Madame la Ministre,
Représentant les scientifiques et professionnels de la nutrition et de la santé publique, nous tenons à vous faire part de notre profonde inquiétude liée à la publication, le 4 février dernier, du nouveau Plan Cancer, mais également de nos espoirs dans la Stratégie Nationale de Santé pour redonner un nouvel élan à la politique nutritionnelle de santé publique.
Tout d’abord, nous vous faisons part de notre profonde inquiétude face à la modestie des propositions faites dans le domaine de la nutrition dans le Plan Cancer : cette modestie concerne à la fois la prévention : une seule page sur 152 alors qu’il est reconnu qu’environ 1/3 des cancers les plus fréquents dans les pays industrialisés pourraient être évités grâce à la prévention nutritionnelle (incluant l’alimentation et l’activité physique). La part des cancers évitables par la prévention nutritionnelle (intégrant l’obésité) atteindrait plus de 65 % pour les cancers des voies aéro-digestives hautes et 50 % pour les cancers colorectaux. Les quelques actions retenues dans le nouveau Plan Cancer visent essentiellement à responsabiliser, une fois de plus, l’individu sans agir sur l’amélioration de son environnement, qu’il s’agisse de l’alimentation ou de l’activité physique. La communication et l’information générique telles qu’elles sont prônées dans le Plan Cancer, sont peu efficaces et pourraient constituer un facteur aggravant des inégalités sociales de santé (ISS) que le Plan Cancer affirme pourtant vouloir combattre avec force.
Pour être efficace dans la lutte contre les ISS, comme cela a été rappelé dans le rapport que les Prs Serge Hercberg et Arnaud Basdevant vous ont remis le 28 janvier 2014, il faut associer des mesures vers la population générale visant à améliorer l’offre alimentaire et l’offre d’activités physiques, à des mesures plus ciblées vers les populations défavorisées ou les populations à risques comme les patients obèses.
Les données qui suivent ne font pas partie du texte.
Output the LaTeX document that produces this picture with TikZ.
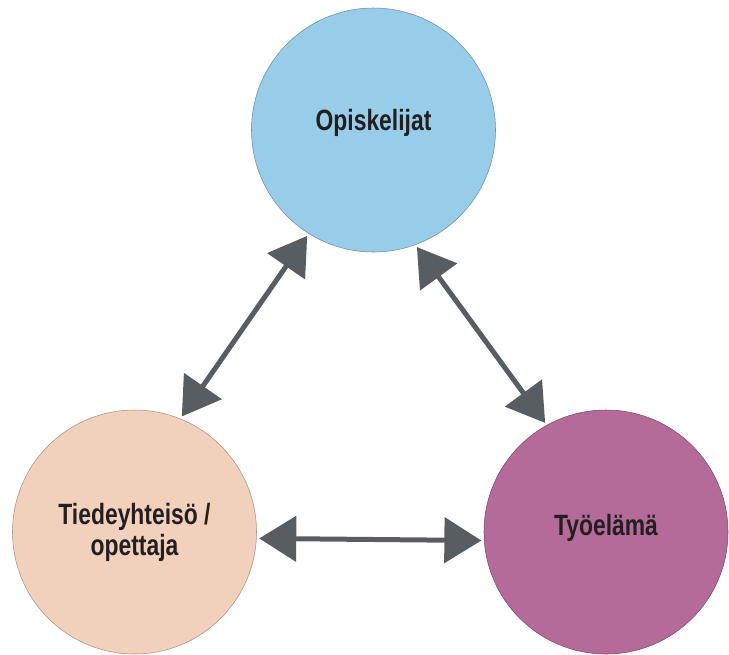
\documentclass[tikz,border=0pt]{standalone}
\usepackage{fontspec}
\setmainfont{Liberation Sans}[FakeStretch=0.78]
\usetikzlibrary{arrows.meta}

\definecolor{opblau}{RGB}{152,205,234}
\definecolor{tiedepfirsich}{RGB}{242,209,188}
\definecolor{tyolila}{RGB}{180,107,153}
\definecolor{pfeilgrau}{RGB}{88,93,97}
\definecolor{textgrau}{RGB}{35,31,32}

\tikzset{
  kreis/.style={circle, minimum size=183pt, inner sep=0pt, line width=0.4pt, draw=#1!70!black, fill=#1},
  teksti/.style={font=\bfseries\fontsize{22}{23.25}\selectfont, text=textgrau, align=center},
  pfeil/.style={{Triangle[length=27.75pt,width=33.75pt]}-{Triangle[length=27.75pt,width=33.75pt]},
    line width=3.75pt, draw=pfeilgrau, shorten <=2pt, shorten >=2pt}
}

\begin{document}
\begin{tikzpicture}[x=0.75pt, y=-0.75pt]
  \useasboundingbox (0,0) rectangle (729,654);

  % Kreise zeichnen
  \node[kreis=opblau] (opisk) at (373.5,130) {};
  \node[kreis=tiedepfirsich] (tiede) at (134.5,532) {};
  \node[kreis=tyolila] (tyo) at (606,532) {};

  % Beschriftungen der Kreise
  \node[teksti, anchor=base] (opisk-txt) at (373.5,130) {Opiskelijat};
  \node[teksti, anchor=base] (tiede-txt) at (134.5,555) {Tiedeyhteisö /\\opettaja};
  \node[teksti, anchor=base] (tyo-txt) at (606,535) {Työelämä};

  % Doppelpfeile zwischen den Kreisen
  \draw[pfeil] (opisk.238.5) -- (tiede.68);
  \draw[pfeil] (opisk.290.4) -- (tyo.119.3);
  \draw[pfeil] (tiede.-3.1) -- (tyo.184.6);
\end{tikzpicture}
\end{document}
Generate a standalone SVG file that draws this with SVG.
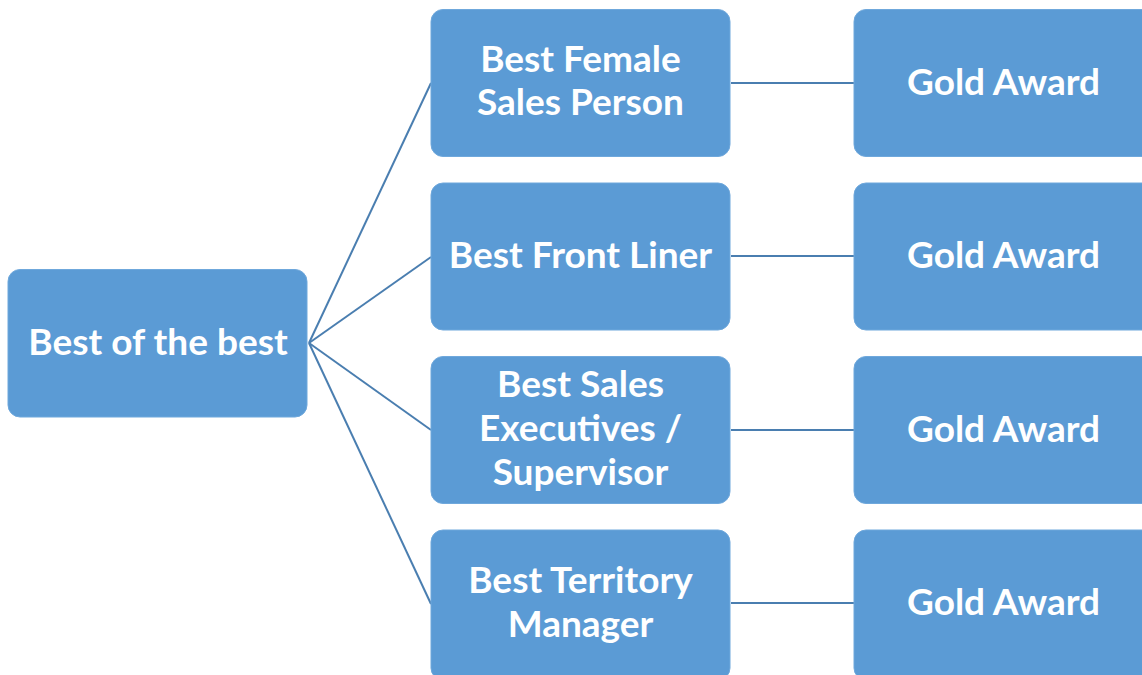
<svg xmlns="http://www.w3.org/2000/svg" width="1142" height="675" viewBox="0 0 1142 675">
<style>
.box{fill:#5B9BD5;stroke:#6FA8DC;stroke-width:1}
.t{font-family:Lato,"Open Sans",sans-serif;font-weight:700;font-size:37px;fill:#fff;text-anchor:middle}
.c{stroke:#4A7EB0;stroke-width:2;fill:none}
</style>
<rect width="1142" height="675" fill="#fff"/>
<g id="connectors">
<line class="c" x1="309" y1="343" x2="431" y2="83"/>
<line class="c" x1="309" y1="343" x2="431" y2="257"/>
<line class="c" x1="309" y1="343" x2="431" y2="430"/>
<line class="c" x1="309" y1="343" x2="431" y2="604"/>
<line class="c" x1="731" y1="83" x2="854" y2="83"/>
<line class="c" x1="731" y1="256" x2="854" y2="256"/>
<line class="c" x1="731" y1="430" x2="854" y2="430"/>
<line class="c" x1="731" y1="603" x2="854" y2="603"/>
</g>
<g id="root"><rect class="box" x="8" y="269.500" width="299" height="147.500" rx="12"/><text class="t" x="158" y="355">Best of the best</text></g>
<g id="m1"><rect class="box" x="431" y="9.500" width="299" height="147" rx="12"/><text class="t" x="580.500" y="72">Best Female</text><text class="t" x="580.500" y="115">Sales Person</text></g>
<g id="m2"><rect class="box" x="431" y="183" width="299" height="147" rx="12"/><text class="t" x="580.500" y="268">Best Front Liner</text></g>
<g id="m3"><rect class="box" x="431" y="356.500" width="299" height="147" rx="12"/><text class="t" x="580.500" y="397">Best Sales</text><text class="t" x="580.500" y="441">Executives /</text><text class="t" x="580.500" y="485">Supervisor</text></g>
<g id="m4"><rect class="box" x="431" y="530" width="299" height="150" rx="12"/><text class="t" x="580.500" y="593">Best Territory</text><text class="t" x="580.500" y="637">Manager</text></g>
<g id="g1"><rect class="box" x="854" y="9.500" width="310" height="147" rx="12"/><text class="t" x="1003.500" y="95">Gold Award</text></g>
<g id="g2"><rect class="box" x="854" y="183" width="310" height="147" rx="12"/><text class="t" x="1003.500" y="268">Gold Award</text></g>
<g id="g3"><rect class="box" x="854" y="356.500" width="310" height="147" rx="12"/><text class="t" x="1003.500" y="442">Gold Award</text></g>
<g id="g4"><rect class="box" x="854" y="530" width="310" height="150" rx="12"/><text class="t" x="1003.500" y="615">Gold Award</text></g>
</svg>
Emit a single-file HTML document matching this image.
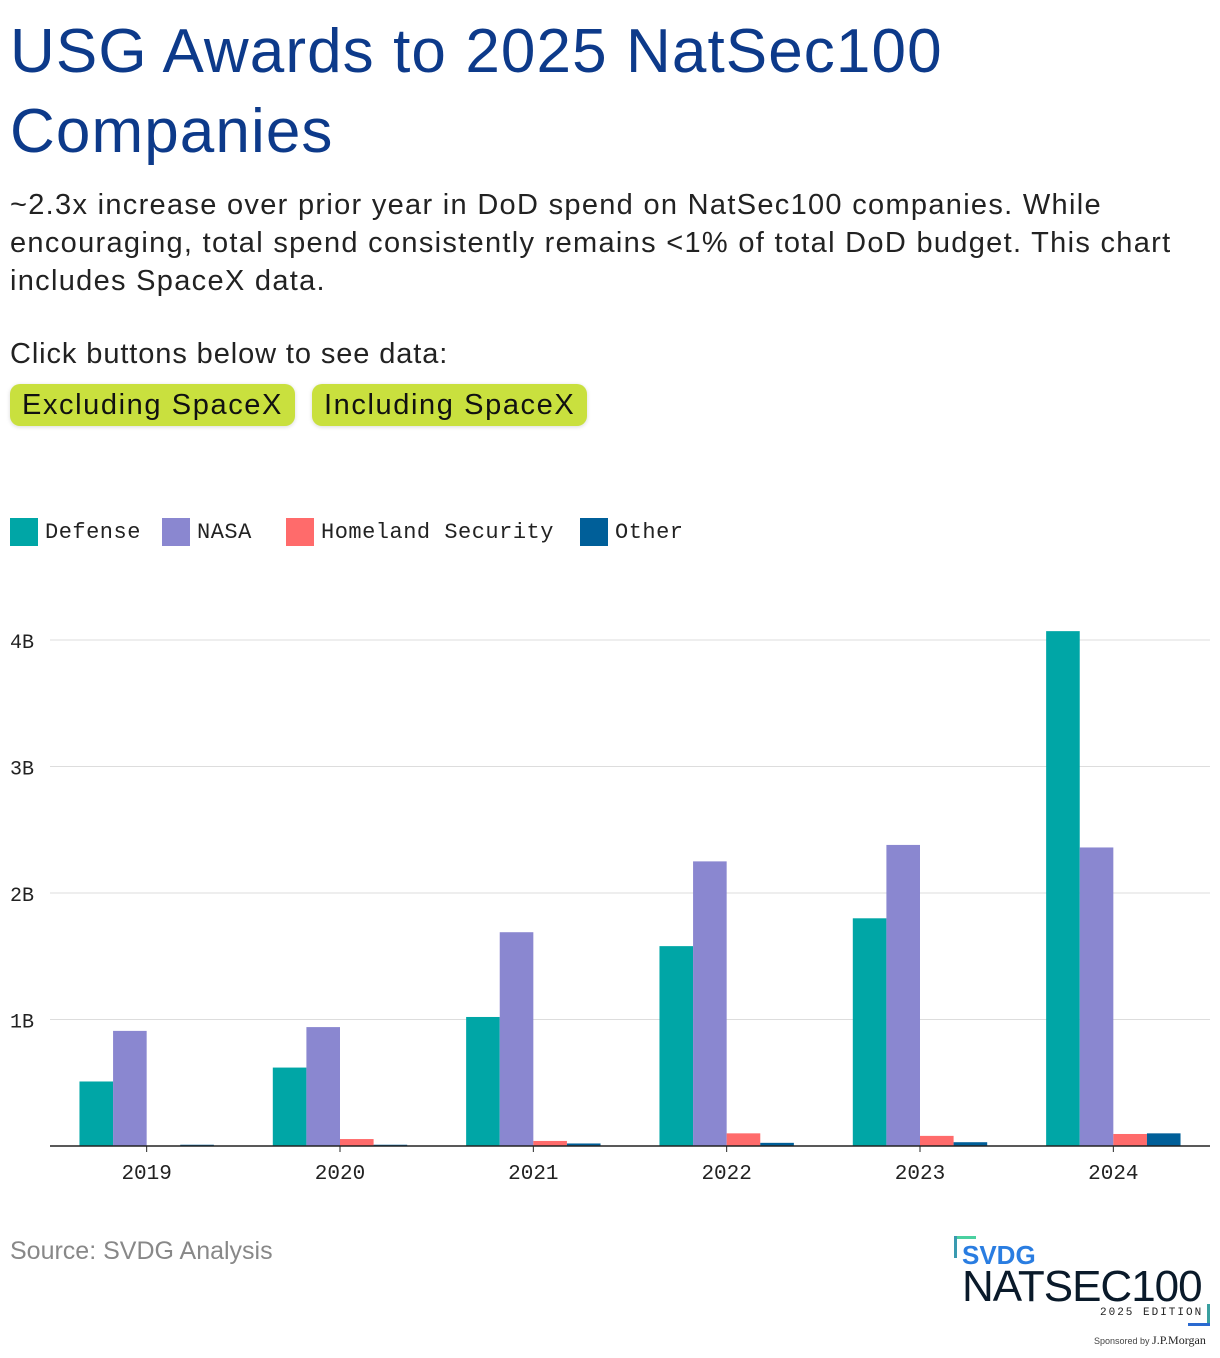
<!DOCTYPE html>
<html><head><meta charset="utf-8">
<style>
body{margin:0;width:1220px;height:1358px;background:#fff;font-family:"Liberation Sans",sans-serif;position:relative;overflow:hidden}
.abs{position:absolute}
h1{position:absolute;left:10px;top:12px;margin:0;font-weight:normal;font-size:62px;line-height:80px;color:#0d3a8a;letter-spacing:1.1px}
.sub{left:10px;top:186px;font-size:29px;line-height:38px;color:#222;width:1185px;letter-spacing:1.3px}
.btn{top:384px;height:42px;line-height:42px;background:#c9e03e;border-radius:10px;font-size:29px;color:#111;padding:0 12px;box-shadow:0 1px 4px rgba(0,0,0,.15);letter-spacing:1.6px;white-space:nowrap}
.leg{top:518px;font-family:"Liberation Mono",monospace;font-size:22px;color:#222;display:flex;align-items:center;letter-spacing:0.5px}
.sw{width:28px;height:28px;display:inline-block;margin-right:7px}
</style></head><body>
<h1>USG Awards to 2025 NatSec100<br>Companies</h1>
<div class="abs sub">~2.3x increase over prior year in DoD spend on NatSec100 companies. While encouraging, total spend consistently remains &lt;1% of total DoD budget. This chart includes SpaceX data.</div>
<div class="abs" style="left:10px;top:338px;font-size:29px;letter-spacing:0.9px;color:#222">Click buttons below to see data:</div>
<div class="abs btn" style="left:10px">Excluding SpaceX</div>
<div class="abs btn" style="left:312px">Including SpaceX</div>
<div class="abs leg" style="left:10px"><span class="sw" style="background:#00a6a6"></span>Defense</div>
<div class="abs leg" style="left:162px"><span class="sw" style="background:#8a87d0"></span>NASA</div>
<div class="abs leg" style="left:286px"><span class="sw" style="background:#ff6b6b"></span>Homeland Security</div>
<div class="abs leg" style="left:580px"><span class="sw" style="background:#005f99"></span>Other</div>
<svg id="chart" class="abs" style="left:0;top:0" width="1220" height="1358"></svg>
<div class="abs" style="left:10px;top:1237px;font-size:25px;color:#888">Source: SVDG Analysis</div>
<div class="abs" style="left:954px;top:1236px;width:258px;height:110px">
<div class="abs" style="left:0;top:0;width:22px;height:3px;background:#4ad0a0"></div>
<div class="abs" style="left:0;top:0;width:3px;height:22px;background:#3a9ab0"></div>
<div class="abs" style="left:8px;top:4px;font-size:26px;font-weight:bold;color:#2a7de1">SVDG</div>
<div class="abs" style="left:8px;top:26px;font-size:44px;color:#0a1a2a;letter-spacing:-1px;white-space:nowrap">NATSEC100</div>
<div class="abs" style="left:146px;top:71px;font-family:'Liberation Mono',monospace;font-size:11px;letter-spacing:2px;color:#222;white-space:nowrap">2025 EDITION</div>
<div class="abs" style="left:253px;top:68px;width:3px;height:22px;background:#3aa0a0"></div>
<div class="abs" style="left:234px;top:87px;width:22px;height:3px;background:#2a6ad0"></div>
<div class="abs" style="left:140px;top:97px;font-size:9px;color:#444;white-space:nowrap">Sponsored by <span style="font-family:'Liberation Serif',serif;font-size:12px;color:#222">J.P.Morgan</span></div>
</div>
<script>
const years=["2019","2020","2021","2022","2023","2024"];
const defense=[0.51,0.62,1.02,1.58,1.80,4.07];
const nasa=[0.91,0.94,1.69,2.25,2.38,2.36];
const homeland=[0.0,0.055,0.04,0.10,0.08,0.095];
const other=[0.01,0.01,0.02,0.025,0.03,0.10];
const yTicks=[1,2,3,4];
const yTickLabels=["1B","2B","3B","4B"];
const series=[[defense,"#00a6a6","defense"],[nasa,"#8a87d0","nasa"],[homeland,"#ff6b6b","homeland-security"],[other,"#005f99","other"]];
const NS="http://www.w3.org/2000/svg";
const svg=document.getElementById("chart");
const x0=50,x1=1210,yBase=1146,pxPerB=126.5;
const band=(x1-x0)/years.length, bw=33.6;
const y=v=>yBase-v*pxPerB;
function mk(t,a){const e=document.createElementNS(NS,t);for(const k in a)e.setAttribute(k,a[k]);svg.appendChild(e);return e;}
yTicks.forEach((t,i)=>{
 const l=mk("line",{x1:x0,x2:x1,y1:y(t),y2:y(t),stroke:"#ddd","stroke-width":1});
 
 
 const tx=mk("text",{x:10,y:y(t)+8,"font-family":"Liberation Mono, monospace","font-size":20,fill:"#222"});
 tx.textContent=yTickLabels[i];
 
 
});
years.forEach((yr,i)=>{
 const cx=x0+band*(i+0.5);
 series.forEach((s,j)=>{
  const v=s[0][i];
  const r=mk("rect",{x:cx-2*bw+j*bw,y:y(v),width:bw,height:v*pxPerB,fill:s[1]});
  
  
 });
 const tx=mk("text",{x:cx,y:1179,"text-anchor":"middle","font-family":"Liberation Mono, monospace","font-size":21,fill:"#222"});
 tx.textContent=yr;
 
 
 const tk=mk("line",{x1:cx,x2:cx,y1:yBase,y2:yBase+6,stroke:"#222"});
 
 
});
const ax=mk("line",{x1:x0,x2:x1,y1:yBase,y2:yBase,stroke:"#222","stroke-width":1.5});


</script>
</body></html>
Elle concerne aussi la prise en charge de ces patients. 40 % des patients cancéreux sont dénutris, et chez ces patients la perte de poids est associée à une morbidité propre, à la non-atteinte des objectifs thérapeutiques et par là même à une augmentation de la mortalité. Cet autre versant de la nutrition (la nutrition comme soin de support) n’est absolument pas abordé, ni dans ses objectifs ni dans ses moyens
Donner un nouvel élan à la politique nutritionnelle
C’est le sens des propositions que les Prs Hercberg et Basdevant vous ont faites. Parmi les mesures proposées :
- certaines concernent l’industrie agroalimentaire notamment l’information du consommateur sur la qualité nutritionnelle des aliments et la régulation de la publicité7. Elles doivent être discutées en termes d’application avec les acteurs concernés et les associations de consommateurs. Ces propositions s’inscrivent dans une collaboration avec les opérateurs économiques que nous jugeons indispensable, pour améliorer la qualité nutritionnelle des aliments et leur accessibilité pour tous, et valoriser les efforts de ceux qui s’engagent dans une stratégie d’amélioration nutritionnelle de leurs produits ;
- d’autres visent à améliorer l’environnement : installations de fontaines d’eau dans les écoles, promotions des jardins communautaires, amélioration de l’offre en matière d’activité physique, modification du regard de notre société sur l’image corporelle, etc. ;
- un dernier ensemble de mesures, regroupées dans la seconde partie du rapport vise à améliorer le parcours de soins dans le domaine de la nutrition et notamment à faciliter l’accès au soin nutritionnel pour les populations défavorisées.
Madame la Ministre, pour faire face aux grands enjeux de santé publique liés à la nutrition et lutter efficacement contre les ISS, bataille dans laquelle vous vous êtes engagée, il est nécessaire que soient inscrites dans la Stratégie Nationale de Santé des mesures de prévention de grande envergure qui prennent en compte les multiples déterminants de la santé conformément aux résolutions de l’Assemblée mondiale de la Santé et de son Plan d’action mondial de lutte contre les maladies non transmissibles 2013-2020. Ce plan comprend un ensemble de mesures pour promouvoir une alimentation saine et l’exercice physique et atteindre les 9 cibles mondiales volontaires pour les maladies non transmissibles, notamment celles concernant l’alimentation et l’exercice physique qui doivent être réalisées d’ici 2025 (résolution WHA66.10).
Vous pouvez compter sur notre soutien actif pour vous accompagner dans la construction de la SNS afin de redonner un nouvel élan à la politique nutritionnelle de santé publique.
Veuillez croire, Madame la Ministre, à l’expression de toute notre considération.